Abstract

The Curfews period of December 2015 to February 2016 in south-eastern Turkey was a time of collective violence in multiple forms, among which the Cizre Basement Massacres are the most known. The period of the general elections in June 2015, until the later and most recent attempt to carry out a military coup in July 2016, covers multiple curfews and military operations in the south-eastern regions of Turkey, and some social media material shared from the region caught international attention and provoked artistic as well as political responses. Zehra Doğan, a Kurdish journalist and artist, modified and re-shared some footage that was first posted in social media accounts of the special forces in Nusaybin and as a result was sentenced to three years in prison. She continued to produce artworks in prison, even though it was ‘prohibited’ for her to draw.

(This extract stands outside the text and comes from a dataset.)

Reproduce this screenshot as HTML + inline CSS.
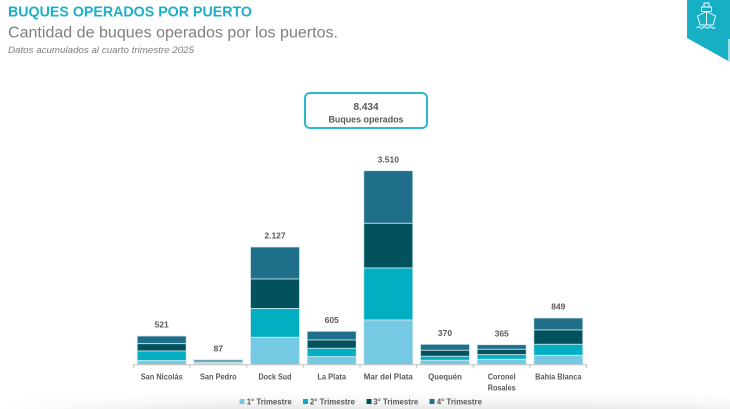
<!DOCTYPE html>
<html><head><meta charset="utf-8"><style>
html,body{margin:0;padding:0;background:#fff;}
svg{display:block;}
text{font-family:"Liberation Sans",sans-serif;}
</style></head><body>
<svg width="730" height="409" viewBox="0 0 730 409" xmlns="http://www.w3.org/2000/svg">
<defs>
<linearGradient id="sh" x1="0" y1="0" x2="0" y2="1">
<stop offset="0" stop-color="#ffffff" stop-opacity="0"/>
<stop offset="1" stop-color="#e8e8e8" stop-opacity="1"/>
</linearGradient>
<linearGradient id="shm" x1="0" y1="0" x2="1" y2="0">
<stop offset="0" stop-color="#fff" stop-opacity="0"/>
<stop offset="0.3" stop-color="#fff" stop-opacity="1"/>
<stop offset="0.8" stop-color="#fff" stop-opacity="1"/>
<stop offset="1" stop-color="#fff" stop-opacity="0.6"/>
</linearGradient>
<mask id="m"><rect x="0" y="388" width="730" height="21" fill="url(#shm)"/></mask>
</defs>
<rect x="0" y="0" width="730" height="409" fill="#fff"/>
<rect x="0" y="388" width="730" height="21" fill="url(#sh)" mask="url(#m)"/>

<!-- header -->
<text x="8" y="16.7" font-size="15" font-weight="bold" fill="#1AB0C8" textLength="244" lengthAdjust="spacingAndGlyphs">BUQUES OPERADOS POR PUERTO</text>
<text x="8" y="37.3" font-size="15.5" fill="#808080" textLength="330" lengthAdjust="spacingAndGlyphs">Cantidad de buques operados por los puertos.</text>
<text x="8" y="53" font-size="9" font-style="italic" fill="#7f7f7f" textLength="186" lengthAdjust="spacingAndGlyphs">Datos acumulados al cuarto trimestre 2025</text>

<!-- corner icon -->
<polygon points="687,0 730,0 730,62 687,38" fill="#17AFC4"/>
<line x1="729" y1="39" x2="729" y2="62" stroke="#fff" stroke-width="1.2"/>
<g stroke="#fff" stroke-width="0.9" fill="none" stroke-linecap="round" stroke-linejoin="round">
<rect x="704" y="3" width="5" height="4"/>
<rect x="701.5" y="7" width="10" height="4.5"/>
<path d="M697.5 16 L706.5 11.5 L715.5 16 L713 25 L700 25 Z"/>
<line x1="706.5" y1="11.5" x2="706.5" y2="25"/>
<path d="M697 27.5 q1.5 -1.5 3 0 q1.5 1.5 3 0 q1.5 -1.5 3 0 q1.5 1.5 3 0 q1.5 -1.5 3 0 q1.5 1.5 3 0"/>
</g>

<!-- total box -->
<rect x="305" y="93" width="122" height="35" rx="5" ry="5" fill="#fff" stroke="#2BB8CC" stroke-width="2"/>
<text x="366" y="110" font-size="10" font-weight="bold" fill="#595959" text-anchor="middle">8.434</text>
<text x="366" y="122.3" font-size="9" font-weight="bold" fill="#595959" text-anchor="middle" textLength="75" lengthAdjust="spacingAndGlyphs">Buques operados</text>

<!-- bars -->
<g stroke="#d4e8ee" stroke-width="0.8">
<!-- San Nicolás -->
<rect x="137.2" y="336" width="49" height="7.7" fill="#1F6F8B"/>
<rect x="137.2" y="343.7" width="49" height="7.3" fill="#02525D"/>
<rect x="137.2" y="351" width="49" height="9.7" fill="#01AEC2"/>
<rect x="137.2" y="360.7" width="49" height="3.8" fill="#76C9E2"/>
<!-- San Pedro -->
<rect x="193.8" y="359.7" width="49" height="1.5" fill="#1F6F8B"/>
<rect x="193.8" y="361.2" width="49" height="1.4" fill="#02525D"/>
<rect x="193.8" y="362.6" width="49" height="1" fill="#01AEC2"/>
<rect x="193.8" y="363.6" width="49" height="0.9" fill="#76C9E2"/>
<!-- Dock Sud -->
<rect x="250.5" y="247" width="49" height="32" fill="#1F6F8B"/>
<rect x="250.5" y="279" width="49" height="29.5" fill="#02525D"/>
<rect x="250.5" y="308.5" width="49" height="28.8" fill="#01AEC2"/>
<rect x="250.5" y="337.3" width="49" height="27.2" fill="#76C9E2"/>
<!-- La Plata -->
<rect x="307.2" y="331.3" width="49" height="8.7" fill="#1F6F8B"/>
<rect x="307.2" y="340" width="49" height="8.3" fill="#02525D"/>
<rect x="307.2" y="348.3" width="49" height="8.4" fill="#01AEC2"/>
<rect x="307.2" y="356.7" width="49" height="7.8" fill="#76C9E2"/>
<!-- Mar del Plata -->
<rect x="363.8" y="170.7" width="49" height="52.6" fill="#1F6F8B"/>
<rect x="363.8" y="223.3" width="49" height="44.7" fill="#02525D"/>
<rect x="363.8" y="268" width="49" height="52" fill="#01AEC2"/>
<rect x="363.8" y="320" width="49" height="44.5" fill="#76C9E2"/>
<!-- Quequén -->
<rect x="420.5" y="344.3" width="49" height="6" fill="#1F6F8B"/>
<rect x="420.5" y="350.3" width="49" height="6" fill="#02525D"/>
<rect x="420.5" y="356.3" width="49" height="4" fill="#01AEC2"/>
<rect x="420.5" y="360.3" width="49" height="4.2" fill="#76C9E2"/>
<!-- Coronel Rosales -->
<rect x="477.2" y="344.7" width="49" height="4.6" fill="#1F6F8B"/>
<rect x="477.2" y="349.3" width="49" height="5.4" fill="#02525D"/>
<rect x="477.2" y="354.7" width="49" height="4.6" fill="#01AEC2"/>
<rect x="477.2" y="359.3" width="49" height="5.2" fill="#76C9E2"/>
<!-- Bahía Blanca -->
<rect x="533.8" y="318" width="49" height="12" fill="#1F6F8B"/>
<rect x="533.8" y="330" width="49" height="14.3" fill="#02525D"/>
<rect x="533.8" y="344.3" width="49" height="11" fill="#01AEC2"/>
<rect x="533.8" y="355.3" width="49" height="9.2" fill="#76C9E2"/>
</g>

<!-- axis -->
<g stroke="#bfbfbf" stroke-width="1">
<line x1="133.3" y1="364.8" x2="586.7" y2="364.8"/>
<line x1="133.3" y1="364.8" x2="133.3" y2="368"/>
<line x1="190" y1="364.8" x2="190" y2="368"/>
<line x1="246.7" y1="364.8" x2="246.7" y2="368"/>
<line x1="303.3" y1="364.8" x2="303.3" y2="368"/>
<line x1="360" y1="364.8" x2="360" y2="368"/>
<line x1="416.7" y1="364.8" x2="416.7" y2="368"/>
<line x1="473.3" y1="364.8" x2="473.3" y2="368"/>
<line x1="530" y1="364.8" x2="530" y2="368"/>
<line x1="586.7" y1="364.8" x2="586.7" y2="368"/>
</g>

<!-- value labels -->
<g font-size="8.5" font-weight="bold" fill="#595959" text-anchor="middle">
<text x="161.7" y="327.5">521</text>
<text x="218.3" y="351.3">87</text>
<text x="275" y="238.7">2.127</text>
<text x="331.7" y="323">605</text>
<text x="388.3" y="162.3">3.510</text>
<text x="445" y="336">370</text>
<text x="501.7" y="336.3">365</text>
<text x="558.3" y="309.5">849</text>
</g>

<!-- category labels -->
<g font-size="8.5" font-weight="bold" fill="#595959" text-anchor="middle">
<text x="161.7" y="379.7" textLength="42" lengthAdjust="spacingAndGlyphs">San Nicolás</text>
<text x="218.3" y="379.7" textLength="36.7" lengthAdjust="spacingAndGlyphs">San Pedro</text>
<text x="275" y="379.7" textLength="33" lengthAdjust="spacingAndGlyphs">Dock Sud</text>
<text x="331.7" y="379.7" textLength="28.7" lengthAdjust="spacingAndGlyphs">La Plata</text>
<text x="388.3" y="379.7" textLength="49" lengthAdjust="spacingAndGlyphs">Mar del Plata</text>
<text x="445" y="379.7" textLength="33.7" lengthAdjust="spacingAndGlyphs">Quequén</text>
<text x="501.7" y="379.7" textLength="28" lengthAdjust="spacingAndGlyphs">Coronel</text>
<text x="501.7" y="390.3" textLength="28" lengthAdjust="spacingAndGlyphs">Rosales</text>
<text x="558.3" y="379.7" textLength="46.3" lengthAdjust="spacingAndGlyphs">Bahía Blanca</text>
</g>

<!-- legend -->
<rect x="239.5" y="399" width="5" height="5" fill="#76C9E2"/>
<rect x="303" y="399" width="5" height="5" fill="#01AEC2"/>
<rect x="366.5" y="399" width="5" height="5" fill="#02525D"/>
<rect x="429.5" y="399" width="5" height="5" fill="#1F6F8B"/>
<g font-size="8" font-weight="bold" fill="#595959">
<text x="246.7" y="404.5" textLength="45" lengthAdjust="spacingAndGlyphs">1° Trimestre</text>
<text x="310" y="404.5" textLength="45" lengthAdjust="spacingAndGlyphs">2° Trimestre</text>
<text x="373.3" y="404.5" textLength="45" lengthAdjust="spacingAndGlyphs">3° Trimestre</text>
<text x="436.7" y="404.5" textLength="45.3" lengthAdjust="spacingAndGlyphs">4° Trimestre</text>
</g>
</svg>
</body></html>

She started to use her own body fluids, hair, newspaper, toilet paper, and any other available daily material in the prison to produce works of art. She also produced a series of work with her menstrual blood. For this article, I conducted two thematic one-to-one discussions with Zehra Doğan and studied her series of works produced with menstrual blood within the scope of mimesis and embodiment theories. Further sections of the article discuss: the function of these series of works for her acting out and working through processes of the collective political violence of which she became both a witness and a victim; methods of artistic transmission of political violence both for the artist and for the audience; and the possible ritualistic functions of using blood while producing work of arts in relation to collective political killings.